Of the earlier tool builders, Maudslay was the greatest. He, more than any other, developed the slide-rest and he laid the basis for the lathe, planer and slotter. His powerful personality is brought out in Nasmyth’s autobiography written many years later. Nasmyth was a young boy, eager, with rare mechanical skill and one ambition, to go to London and work for the great Mr. Maudslay. He tells of their meeting, of the interest aroused in the older man, and of his being taken into Maudslay’s personal office to work beside him. It is a pleasing picture, the young man and the older one, two of the best mechanics in all England, working side by side, equally proud of each other.
Joseph Clement came to London and worked for Bramah as chief draftsman and as superintendent of his works.
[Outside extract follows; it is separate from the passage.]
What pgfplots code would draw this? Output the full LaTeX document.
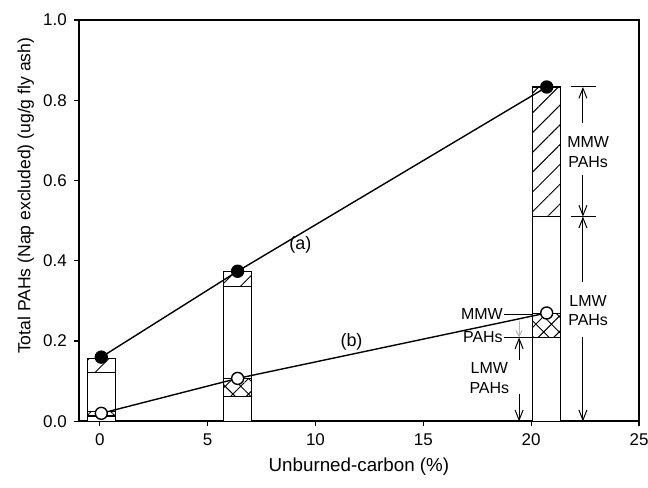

After Bramah’s death he went to Maudslay’s and later went into business for himself. He was an exquisite draftsman, a fertile inventor, and had a very important part in the development of the screw-cutting lathe and planer. Joseph Whitworth, the most influential tool builder of the nineteenth century, worked for Maudslay and for Clement and took up their work at the point where they left off. Under his influence machine tools were given a strength and precision which they had never had before. Richard Roberts was another pupil of Maudslay’s whose influence, though important, was not so great as that of the others.
We have an excellent example of what this succession meant. Nasmyth tells of the beautiful set of taps and dies which Maudslay made for his own use, and that he standardized the screw-thread practice of his own shop. Clement carried this further. He established a definite number of threads per inch for each size, extended the standardization of threads, and began the regular manufacture of dies and taps. He fluted the taps by means of milling cutters and made them with small shanks, so that they might drop through the tapped hole. Whitworth, taking up Clement’s work, standardized the screw threads for all England and brought order out of chaos.
Some account of the growth of machine tools in the hands of these men will be given later. Enough has been said here to show the cumulative effect of their experience, and its part in the industrial advance of the first half of the nineteenth century. Similar successions of American mechanics will be shown later.
Writing from the standpoint of fifty years ago, Smiles quotes Sir William Fairbairn: “‘The mechanical operations of the present day could not have been accomplished at any cost thirty years ago; and what was then considered impossible is now performed with an exactitude that never fails to accomplish the end in view.’ For this we are mainly indebted to the almost creative power of modern machine tools, and the facilities which they present for the production and reproduction of other machines.”[11]
[11] Smiles: “Industrial Biography,” p. 399.